Led by associate professor Grzegorz Lisak from NTU’s Nanyang Environment and Water Research Institute (NEWRI), the research project used marine litter collected from local waters in collaboration with the Ocean Purpose Project, a non-governmental organisation and social enterprise based in Singapore.
Trash to treasure
“As part of NTU’s sustainability drive, in developing new ways to turn trash to treasure, we are looking to convert waste plastics that cannot be recycled into high-value chemicals and resources, such as hydrogen fuel, synthetic fuel that could replace petrol, and carbon nanotubes used for many industrial applications,” explained Lisak.
Last November, NEWRI researchers participated in Race For Oceans Singapore, a kayak race organised by the Ocean Purpose Project, to collect plastic waste along the shores of Singapore. The purpose was two-fold – to clean up marine litter through sports as community mobilisation and to use these litter as research materials for developing an efficient plastic waste-to-hydrogen process.
Mathilda D’silva, founder and chief executive of Ocean Purpose Project, said, “The cutting-edge research, innovation and dynamism of the NTU NEWRI team is a dream collaboration for NGOs like us in ocean conservation, who have to move beyond awareness campaigns and beach clean-ups towards completely disrupting our ideas of how plastic waste should be handled. We are proud as plastic-to-resources influencers to promote our Singapore-based research that will forge a new future for plastic recovery, potentially cleaning thousands of coastlines in Asia.”
Craig Gavin, chief technology officer at Bluefield Renewable Energy, said: “Collaborating with NTU NEWRI has allowed us to utilise these environmentally unfriendly plastic waste streams as a feedstock and converting them into valuable resources.”
The research team says the solid carbon from their new conversion process is much easier to store as compared to gaseous CO2 emissions from plastic waste incineration. Furthermore, the solid carbon can be easily sold as a manufacturing feedstock for speciality chemicals or biofuels.

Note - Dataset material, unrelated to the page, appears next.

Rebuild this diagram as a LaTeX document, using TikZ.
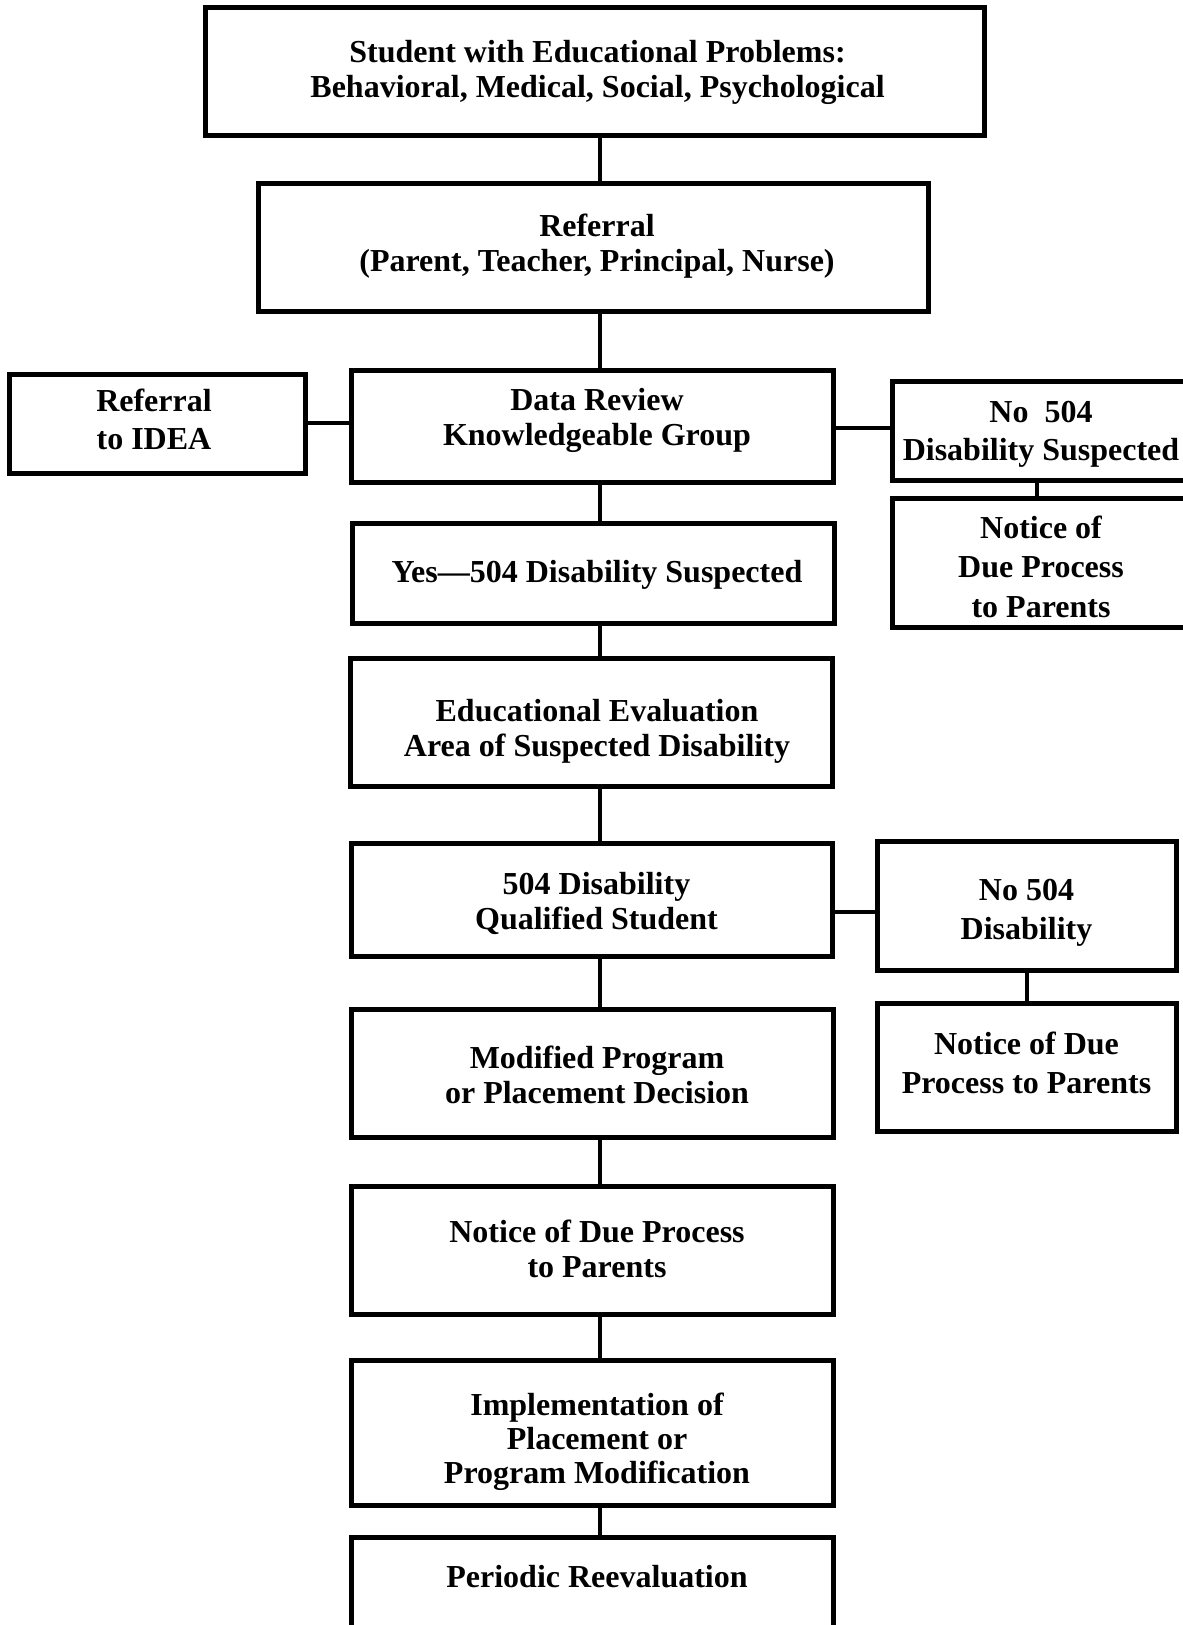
\documentclass[tikz,border=0pt]{standalone}
\usepackage{fontspec}
\setmainfont{Liberation Serif}
\newcommand\flowbox[9]{%
  \node[box, minimum width={#4-#2}, minimum height={#5-#3}] (#1) at ({(#2+#4)/2},{(#3+#5)/2}) {};
  \node[lbl, font=\fontsize{32}{#9}\selectfont\bfseries] (#1t) at ([shift={(#6,#7)}]#1.center) {#8};}
\begin{document}
\begin{tikzpicture}[x=1pt,y=-1pt,
  box/.style={draw, line width=5pt, inner sep=0pt},
  link/.style={line width=4.5pt},
  lbl/.style={align=center, inner sep=0pt}]
\clip (0,0) rectangle (1183,1625);
\fill[white] (0,0) rectangle (1183,1625);
\flowbox{top}{205}{7}{984}{135}{3}{1}{Student with Educational Problems:\\Behavioral, Medical, Social, Psychological}{35}
\flowbox{ref}{258}{183}{928}{311}{4}{-1}{Referral\\(Parent, Teacher, Principal, Nurse)}{35}
\flowbox{idea}{9}{374}{305}{473}{-3}{-4}{Referral\\to IDEA}{38}
\flowbox{data}{351}{370}{833}{482}{5}{-6}{Data Review\\Knowledgeable Group}{35}
\flowbox{nosus}{892}{381}{1190}{480}{0}{4}{No\hspace{0.5em}504\\Disability Suspected}{38}
\flowbox{nrone}{892}{498}{1190}{627}{0}{4}{Notice of\\Due Process\\to Parents}{39.5}
\flowbox{yes}{352}{523}{834}{623}{4}{2}{Yes---504 Disability Suspected}{35}
\flowbox{eval}{350}{658}{832}{786}{6}{9}{Educational Evaluation\\Area of Suspected Disability}{35}
\flowbox{qual}{351}{843}{832}{956}{5}{4}{504 Disability\\Qualified Student}{35}
\flowbox{nodis}{877}{841}{1176}{970}{0}{7}{No 504\\Disability}{39}
\flowbox{nrtwo}{877}{1003}{1176}{1131}{0}{-4}{Notice of Due\\Process to Parents}{39}
\flowbox{mod}{351}{1009}{833}{1137}{5}{2}{Modified Program\\or Placement Decision}{35}
\flowbox{notice}{351}{1186}{833}{1314}{5}{-1}{Notice of Due Process\\to Parents}{35}
\flowbox{impl}{351}{1360}{833}{1505}{5}{9}{Implementation of\\Placement or\\Program Modification}{34}
\flowbox{period}{351}{1537}{833}{1665}{5}{-24}{Periodic Reevaluation}{35}
\coordinate (spine) at (600,0);
\coordinate (hA) at (0,423);
\coordinate (hB) at (0,428);
\coordinate (hC) at (0,912);
\coordinate (rA) at (1037,0);
\coordinate (rB) at (1027,0);
\draw[link] (top.south -| spine) -- (ref.north -| spine);
\draw[link] (ref.south -| spine) -- (data.north -| spine);
\draw[link] (idea.east |- hA) -- (data.west |- hA);
\draw[link] (data.east |- hB) -- (nosus.west |- hB);
\draw[link] (nosus.south -| rA) -- (nrone.north -| rA);
\draw[link] (data.south -| spine) -- (yes.north -| spine);
\draw[link] (yes.south -| spine) -- (eval.north -| spine);
\draw[link] (eval.south -| spine) -- (qual.north -| spine);
\draw[link] (qual.east |- hC) -- (nodis.west |- hC);
\draw[link] (nodis.south -| rB) -- (nrtwo.north -| rB);
\draw[link] (qual.south -| spine) -- (mod.north -| spine);
\draw[link] (mod.south -| spine) -- (notice.north -| spine);
\draw[link] (notice.south -| spine) -- (impl.north -| spine);
\draw[link] (impl.south -| spine) -- (period.north -| spine);
\end{tikzpicture}
\end{document}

For instance, it is a greener source of carbon for making carbon nanotubes, which is useful for many applications such as for batteries and composite manufacturing, says NEWRI Senior Research FellowDr Andrei Veksha, the co-inventor of the process who is piloting the technology.
Plastic waste-to-hydrogen is a two-stage process: plastic waste is first decomposed upon heating into gases that contain low concentrations of hydrogen molecules. During the second stage, when the gases enter a reactor filled with a catalyst, the technology enables the release of hydrogen fuel and the formation of carbon nanotubes.
If the initiative is successful, it will help Singapore reduce the amount of total waste disposed and prolong the lifespan of Singapore’s only landfill, Semakau Landfill, which is estimated to run out of space by 2035.
The multimillion-dollar research joint project is supported by the Industry Alignment Fund-Industry Collaboration Projects (IAF-ICP) administered by Singapore’s Agency for Science, Technology & Research (ASTAR). It aims to develop feasible solutions to economically scale-up the conversion of waste plastics to hydrogen over the next three years.